■ **What you need to do**: Repeat the material exactly from its first line to the line that includes "plt.rcParams['font.family'] = ['Liberation". Skip pictures.
-- begin Stored data --
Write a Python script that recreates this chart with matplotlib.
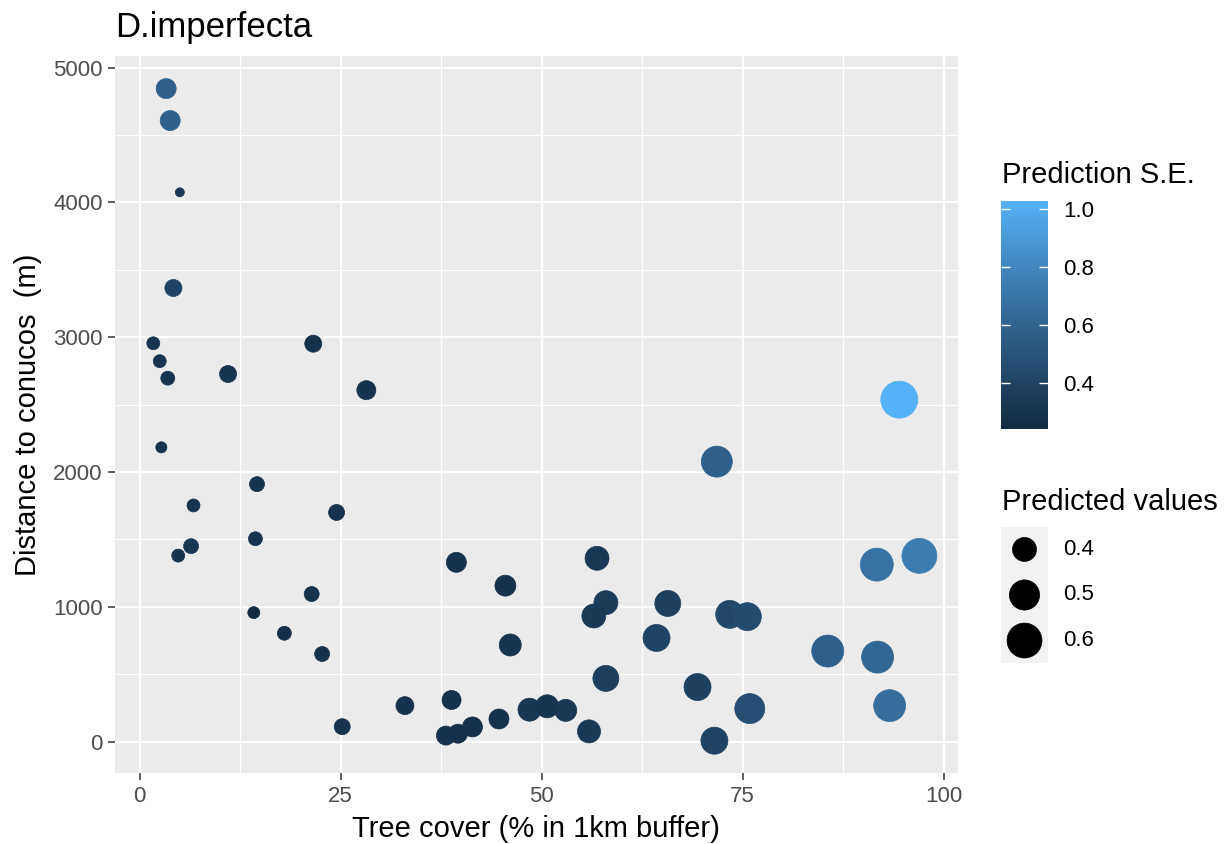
import numpy as np
import matplotlib
matplotlib.use("Agg")
import matplotlib.pyplot as plt
from matplotlib.colors import ListedColormap, Normalize

plt.rcParams['font.family'] = ['Liberation Sans', 'DejaVu Sans']

# data
tree_cover = [3.3, 3.8, 5.0, 4.2, 1.7, 2.5, 3.5, 11.0, 21.6, 28.2,
              2.7, 14.6, 6.7, 24.5, 14.4, 6.4, 4.8, 39.4, 45.5, 21.4,
              14.2, 18.0, 22.7, 46.1, 25.2, 33.0, 38.8, 38.1, 39.6, 41.4,
              44.7, 94.5, 71.8, 91.7, 97.0, 56.9, 58.0, 56.5, 65.7, 73.4,
              75.6, 64.3, 85.6, 91.8, 58.0, 69.4, 93.3, 75.9, 71.5, 55.9,
              48.5, 50.7, 53.0]
distance = [4844, 4607, 4075, 3365, 2955, 2822, 2696, 2727, 2952, 2607,
            2183, 1910, 1752, 1700, 1505, 1450, 1380, 1330, 1157, 1095,
            957, 804, 650, 717, 111, 267, 309, 45, 59, 109,
            168, 2537, 2077, 1313, 1378, 1360, 1031, 932, 1025, 944,
            927, 769, 672, 627, 469, 405, 267, 245, 7, 76,
            237, 262, 232]
predicted = [0.354, 0.354, 0.300, 0.329, 0.307, 0.307, 0.311, 0.329, 0.329, 0.345,
             0.302, 0.316, 0.307, 0.322, 0.311, 0.316, 0.307, 0.354, 0.364, 0.316,
             0.304, 0.311, 0.316, 0.376, 0.322, 0.336, 0.345, 0.345, 0.345, 0.354,
             0.354, 0.650, 0.516, 0.557, 0.602, 0.400, 0.400, 0.400, 0.429, 0.461,
             0.461, 0.445, 0.536, 0.536, 0.429, 0.445, 0.536, 0.497, 0.445, 0.388,
             0.388, 0.388, 0.376]
pred_se = [0.58, 0.58, 0.33, 0.40, 0.30, 0.30, 0.31, 0.31, 0.28, 0.29,
           0.30, 0.30, 0.30, 0.29, 0.29, 0.32, 0.30, 0.29, 0.29, 0.28,
           0.243, 0.27, 0.28, 0.31, 0.30, 0.29, 0.28, 0.29, 0.27, 0.28,
           0.29, 1.03, 0.58, 0.68, 0.75, 0.33, 0.35, 0.34, 0.38, 0.43,
           0.45, 0.40, 0.58, 0.62, 0.37, 0.38, 0.66, 0.47, 0.40, 0.34,
           0.32, 0.31, 0.33]
size_breaks = [0.4, 0.5, 0.6]
se_breaks = [0.4, 0.6, 0.8, 1.0]
x_breaks = [0, 25, 50, 75, 100]
y_breaks = [0, 1000, 2000, 3000, 4000, 5000]

x = np.array(tree_cover)
y = np.array(distance)
pv = np.array(predicted)
se = np.array(pred_se)


# ggplot-like gradient #132B43 -> #56B1F7, interpolated in Lab
def to_lab(rgb):
    c = np.where(rgb <= 0.04045, rgb / 12.92, ((rgb + 0.055) / 1.055) ** 2.4)
    M = np.array([[0.4124, 0.3576, 0.1805], [0.2126, 0.7152, 0.0722], [0.0193, 0.1192, 0.9505]])
    xyz = M @ c / np.array([0.95047, 1.0, 1.08883])
    f = np.where(xyz > 0.008856, np.cbrt(xyz), 7.787 * xyz + 16 / 116)
    return np.array([116 * f[1] - 16, 500 * (f[0] - f[1]), 200 * (f[1] - f[2])])


def from_lab(lab):
    fy = (lab[0] + 16) / 116
    f = np.array([fy + lab[1] / 500, fy, fy - lab[2] / 200])
    xyz = np.where(f ** 3 > 0.008856, f ** 3, (f - 16 / 116) / 7.787) * np.array([0.95047, 1.0, 1.08883])
    Minv = np.array([[3.2406, -1.5372, -0.4986], [-0.9689, 1.8758, 0.0415], [0.0557, -0.2040, 1.0570]])
    c = np.clip(Minv @ xyz, 0, 1)
    return np.where(c <= 0.0031308, 12.92 * c, 1.055 * c ** (1 / 2.4) - 0.055)


lo = to_lab(np.array([0x13, 0x2B, 0x43]) / 255)
hi = to_lab(np.array([0x56, 0xB1, 0xF7]) / 255)
cmap = ListedColormap([from_lab(lo + t * (hi - lo)) for t in np.linspace(0, 1, 256)])
norm = Normalize(se.min(), se.max())

pmin, pmax = pv.min(), pv.max()


def marker_area(v):
    s = 1 + 5 * np.sqrt((np.asarray(v) - pmin) / (pmax - pmin))
    d_px = 5.6 * s + 3.4
    return (d_px * 0.72) ** 2


W, H = 1225, 844
fig = plt.figure(figsize=(12.25, 8.44), dpi=100)
ax = fig.add_axes([115 / W, 1 - 773.3 / H, (957.7 - 115) / W, (773.3 - 56) / H])
ax.set_facecolor('#EBEBEB')
for s in ax.spines.values():
    s.set_visible(False)

colors = cmap(norm(se))
ax.scatter(x, y, s=marker_area(pv), c=colors, edgecolors=colors, linewidths=0.5, zorder=3)

xr = x.max() - x.min()
yr = y.max() - y.min()
ax.set_xlim(x.min() - 0.05 * xr, x.max() + 0.05 * xr)
ax.set_ylim(y.min() - 0.05 * yr, y.max() + 0.05 * yr)
ax.set_xticks(x_breaks)
ax.set_yticks(y_breaks)
ax.set_xticks([12.5, 37.5, 62.5, 87.5], minor=True)
ax.set_yticks([500, 1500, 2500, 3500, 4500], minor=True)
ax.grid(True, which='major', color='white', linewidth=1.6, zorder=0)
ax.grid(True, which='minor', color='white', linewidth=0.8, zorder=0)
ax.set_axisbelow(True)
ax.tick_params(which='major', length=5, width=1.1, color='#333333', labelsize=16,
               labelcolor='#4D4D4D', pad=4)
ax.tick_params(axis='y', pad=4)
ax.tick_params(which='minor', length=0)

ax.set_xlabel('Tree cover (% in 1km buffer)', fontsize=21, labelpad=6)
ax.set_ylabel('Distance to conucos  (m)', fontsize=21, labelpad=8)
ax.set_title('D.imperfecta', loc='left', fontsize=25, pad=14)

# colour bar legend
fig.text(1002 / W, 1 - 183.3 / H, 'Prediction S.E.', fontsize=21, va='baseline')
cax = fig.add_axes([1001 / W, 1 - 428.7 / H, 46.7 / W, 228 / H])
sm = plt.cm.ScalarMappable(norm=norm, cmap=cmap)
cb = fig.colorbar(sm, cax=cax)
cb.outline.set_visible(False)
cb.set_ticks(se_breaks)
cb.set_ticklabels([f'{b:.1f}' for b in se_breaks])
cax.tick_params(axis='y', direction='in', color='white', length=6.5, width=1,
                left=True, right=True, labelleft=False, labelright=True,
                labelsize=16, pad=11)

# size legend
fig.text(1002 / W, 1 - 510 / H, 'Predicted values', fontsize=21, va='baseline')
lax = fig.add_axes([1001 / W, 1 - 663.3 / H, 47 / W, 136.6 / H])
lax.set_facecolor('#F2F2F2')
for s in lax.spines.values():
    s.set_visible(False)
lax.set_xlim(0, 1)
lax.set_ylim(0, len(size_breaks))
lax.set_xticks([])
lax.set_yticks([])
key_y = np.arange(len(size_breaks))[::-1] + 0.5
lax.scatter([0.5] * len(size_breaks), key_y, s=marker_area(size_breaks), c='black',
            linewidths=0.5, edgecolors='black', clip_on=False)
for yy, b in zip(key_y, size_breaks):
    lax.text(1.32, yy, f'{b:.1f}', transform=lax.transData, fontsize=16, va='center')

fig.savefig('out.png', dpi=100)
-- end Stored data --
■ **Result of this exercise**:
Write a Python script that recreates this chart with matplotlib.
import numpy as np
import matplotlib
matplotlib.use("Agg")
import matplotlib.pyplot as plt
from matplotlib.colors import ListedColormap, Normalize

plt.rcParams['font.family'] = ['Liberation Sans', 'DejaVu Sans']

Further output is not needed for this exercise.